“O ÚLTIMO METRÔ”, AFINAL, NÃO ERA O ÚLTIMO.

Por Celso Sabadin.
 
“O Último Metrô” foi lançado na França em setembro de 1980. Deve ter chegado ao Brasil no ano seguinte, não sei. Lembro de tê-lo visto no Cine Belas Artes e de ter gostado. Lembro também que em algum lugar foi publicada, na época, uma matéria sobre o filme chamada “O Último Truffaut”, e eu achei o título divertido. Lendo agora a biografia de Truffaut que Serge Toubiana publicou no século passado (o livro estava na minha interminável pilha de coisas para ler), me deu vontade de rever o filme.
 
E não deu outra: assim como todo e qualquer material sobre fascismo, nazismo e ignorância produzido no passado, “O Último Metrô” também atualizou-se e potencializou seu alcance nestes tempos retrógrados que vivemos hoje. Impossível ver a obra e não se sentir – agora – dentro dela.
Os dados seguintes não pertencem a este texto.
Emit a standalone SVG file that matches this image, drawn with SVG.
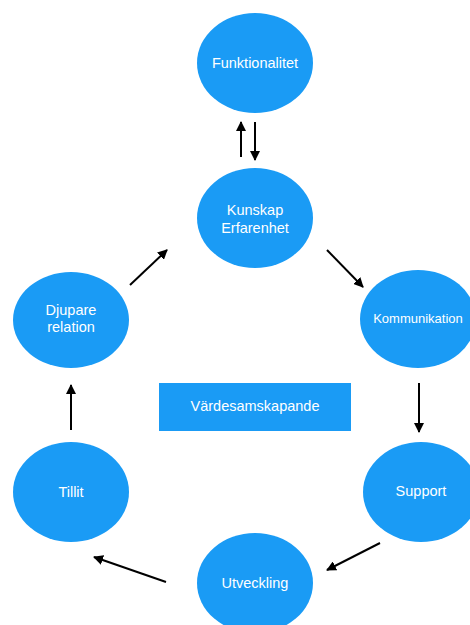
<svg xmlns="http://www.w3.org/2000/svg" width="470" height="625" viewBox="0 0 470 625">
<defs>
<style>
.n{fill:#1a9bf5}
.t{fill:#fff;font-family:"Liberation Sans",Arial,sans-serif;font-size:14.5px;text-anchor:middle}
.c{stroke:#000;stroke-width:2;fill:none;marker-end:url(#ah)}
</style>
<marker id="ah" viewBox="0 0 10 10" refX="9" refY="5" markerWidth="5" markerHeight="5" markerUnits="strokeWidth" orient="auto">
<path d="M0,0 L10,5 L0,10 z" fill="#000"/>
</marker>
</defs>
<rect width="470" height="625" fill="#fff"/>
<g id="connectors">
<line class="c" x1="241" y1="157" x2="241" y2="122"/>
<line class="c" x1="255" y1="122" x2="255" y2="160"/>
<line class="c" x1="327" y1="250" x2="363" y2="287"/>
<line class="c" x1="419" y1="383" x2="419" y2="432"/>
<line class="c" x1="380" y1="543" x2="327" y2="570"/>
<line class="c" x1="166" y1="582" x2="94" y2="557"/>
<line class="c" x1="71" y1="430" x2="71" y2="385"/>
<line class="c" x1="130" y1="285" x2="167" y2="250"/>
</g>
<g id="funktionalitet"><ellipse class="n" cx="255" cy="63" rx="58" ry="50"/><text class="t" x="255" y="68">Funktionalitet</text></g>
<g id="kunskap"><ellipse class="n" cx="255" cy="218" rx="58" ry="50"/><text class="t" x="255" y="215">Kunskap</text><text class="t" x="255" y="233">Erfarenhet</text></g>
<g id="kommunikation"><ellipse class="n" cx="418" cy="319" rx="58" ry="49"/><text class="t" x="418" y="323" style="font-size:13px">Kommunikation</text></g>
<g id="support"><ellipse class="n" cx="421" cy="492" rx="58" ry="50"/><text class="t" x="421" y="496">Support</text></g>
<g id="utveckling"><ellipse class="n" cx="255" cy="583" rx="58" ry="50"/><text class="t" x="255" y="588">Utveckling</text></g>
<g id="tillit"><ellipse class="n" cx="71" cy="492" rx="58" ry="50"/><text class="t" x="71" y="497">Tillit</text></g>
<g id="djupare"><ellipse class="n" cx="71" cy="320" rx="58" ry="48"/><text class="t" x="71" y="315">Djupare</text><text class="t" x="71" y="332">relation</text></g>
<g id="vardesamskapande"><rect class="n" x="159" y="383" width="192" height="48"/><text class="t" x="255" y="411">Värdesamskapande</text></g>
</svg>
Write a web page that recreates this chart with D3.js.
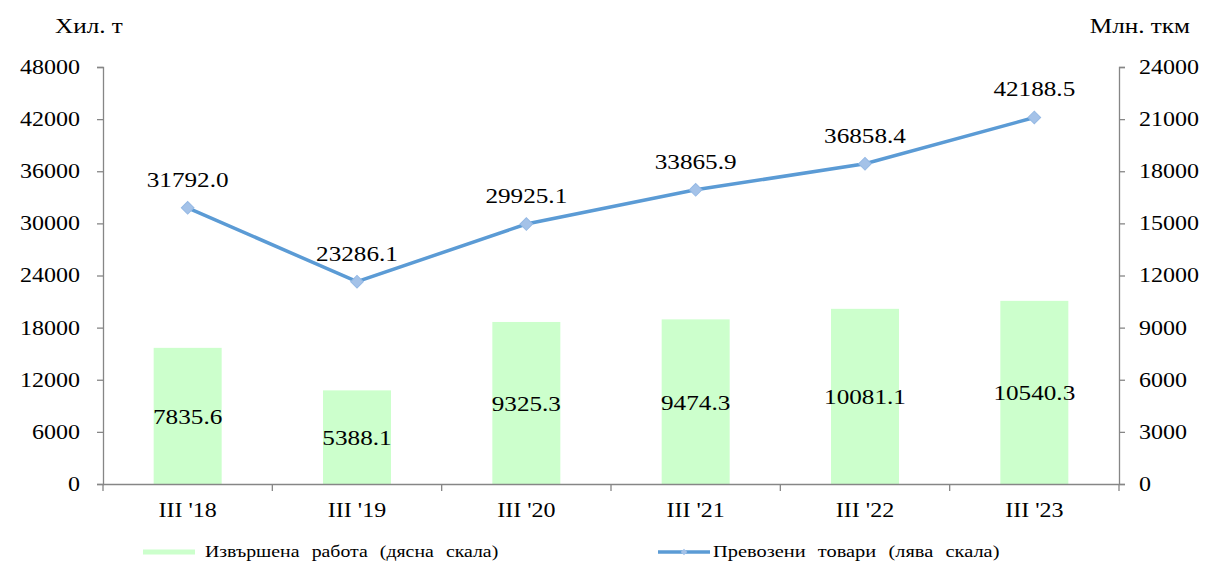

O país dividido pela ocupação nazista, a truculência dos poderosos, o dedodurismo, o colaboracionismo, a estupidez do poder tomado por meios ilícitos desejar sua validação através do controle das artes, o medo, a covardia do não posicionamento, tudo está lá. E, ao mesmo tempo aqui, o que torna o longa – pelo menos para mim – muito mais doloroso hoje que naqueles anos 1980.
 
“O Último Metrô” trabalha com muito talento as questões da divisão e da dubiedade. A começar da sua própria estética, que durante toda a narrativa se divide entre cinema e teatro, coerente com a sua premissa de mostrar, em filme, a montagem de um espetáculo teatral. Praticamente todos os personagens caminham perigosamente sobre a corda bamba da divisão. Marion (Catherine Deneuve) se vê dividida entre a lealdade ao marido judeu Lucas (Heinz Bennnet) escondido no porão (outra divisão) e a chegada do novo ator Bernard (Gèrard Depardieu), que por sua vez se divide entre a paixão que nutre por Marion e o tesão que desenvolve pela inacessível figurinista Arlette (Andréa Ferréol) que – se saberá mais tarde – é homossexual e, portanto, obrigada a se esconder (viver uma vida dividida) de um regime que considerava a homossexualidade um crime. Assim como o diretor da peça, Jean-Loup (Jean Poiret), divide-se não apenas para esconder sua homossexualidade, como também para tentar manter rodando a complicada engrenagem que envolve o funcionamento de um teatro, cujo dono é um judeu de esquerda, encravado numa cidade dominada por um governo de direita. É a Jean-Loup que cabe a ingrata tarefa de fazer com que uma peça escrita por Lucas seja aplaudida pelo poderoso jornalista antissemita de extrema direita Daxiat (Jean-Lois Richard) este, por sua vez, divido entre a admiração que nutre pelas artes cênicas e o ódio que destila contra quem as produz. Não por acaso, no final do filme (lá vem um pequeno spoiler), Jean-Loup é preso, solto e novamente preso ao final da guerra: “a primeira prisão, por causa de seus contatos, e a segunda por causa de seus contatos”, conforme o texto do próprio filme.
 
É interessante notar, na crítica que Daxiat escreverá sobre a peça, sua preocupação obsessiva e doentia em relacioná-la, em diversos níveis, com algum tipo de judaísmo que ela pode apresentar, a mesma preocupação obsessiva e doentia que o atual presidente brasileiro tem em relacionar qualquer tema com um suposto comunismo que ele – e somente ele – julga existir.
 
Paris é aqui. Pelo menos a ocupada, fato que a perenidade das obras de artes que se tornam clássicas – caso de “O Último Metrô” – só fazem comprovar através dos tempos. Infelizmente, o trem da truculência nazista que passou na Segunda Guerra Mundial estava longe de ser o último.